Unlike traditional engineering, breakthroughs in foundational AI research often feel binary. A model can be completely broken until a handful of key insights are discovered, at which point it suddenly works. This "all or nothing" dynamic makes it impossible to predict timelines, as you don't know if a solution is a week or two years away.
Fei-Fei Li's lab believed they were the first to combine ConvNets and LSTMs for image captioning, only to discover through a journalist that a team at Google had developed the same breakthrough concurrently. This highlights the phenomenon of parallel innovation in scientific research.
OpenAI, the initial leader in generative AI, is now on the defensive as competitors like Google and Anthropic copy and improve upon its core features. This race demonstrates that being first offers no lasting moat; in fact, it provides a roadmap for followers to surpass the leader, creating a first-mover disadvantage.
The current trend toward closed, proprietary AI systems is a misguided and ultimately ineffective strategy. Ideas and talent circulate regardless of corporate walls.
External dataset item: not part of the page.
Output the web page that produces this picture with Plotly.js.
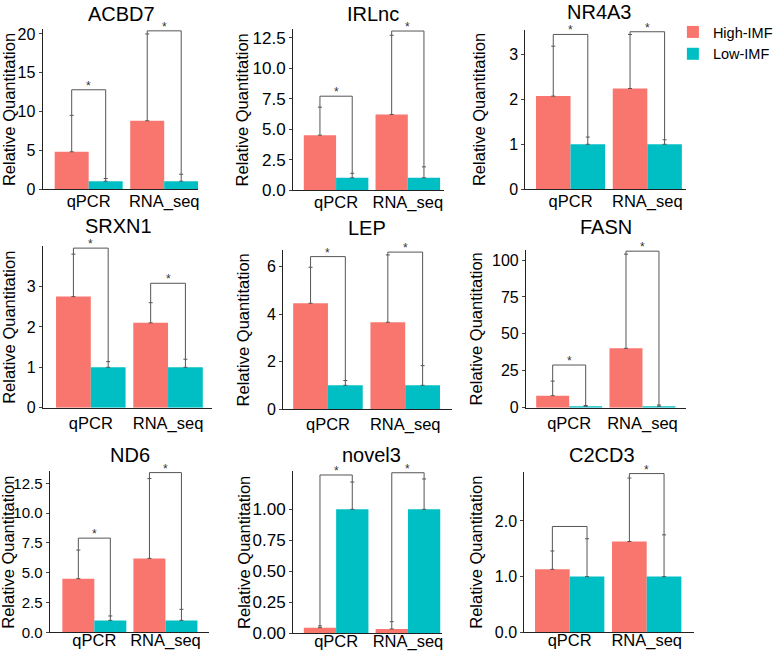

True, defensible innovation is fostered by openness and the rapid exchange of research, not by secrecy.
The "Attention is All You Need" paper's key breakthrough was an architecture designed for massive scalability across GPUs. This focus on efficiency, anticipating the industry's shift to larger models, was more crucial to its dominance than the attention mechanism itself.
Google authored the seminal 'Transformers' AI paper but failed to capitalize on it, allowing outsiders to build the next wave of AI. This shows how incumbents can be so 'lost in the sauce' of their current paradigm that they don't notice when their own research creates a fundamental shift.
A key strategy for labs like Anthropic is automating AI research itself. By building models that can perform the tasks of AI researchers, they aim to create a feedback loop that dramatically accelerates the pace of innovation.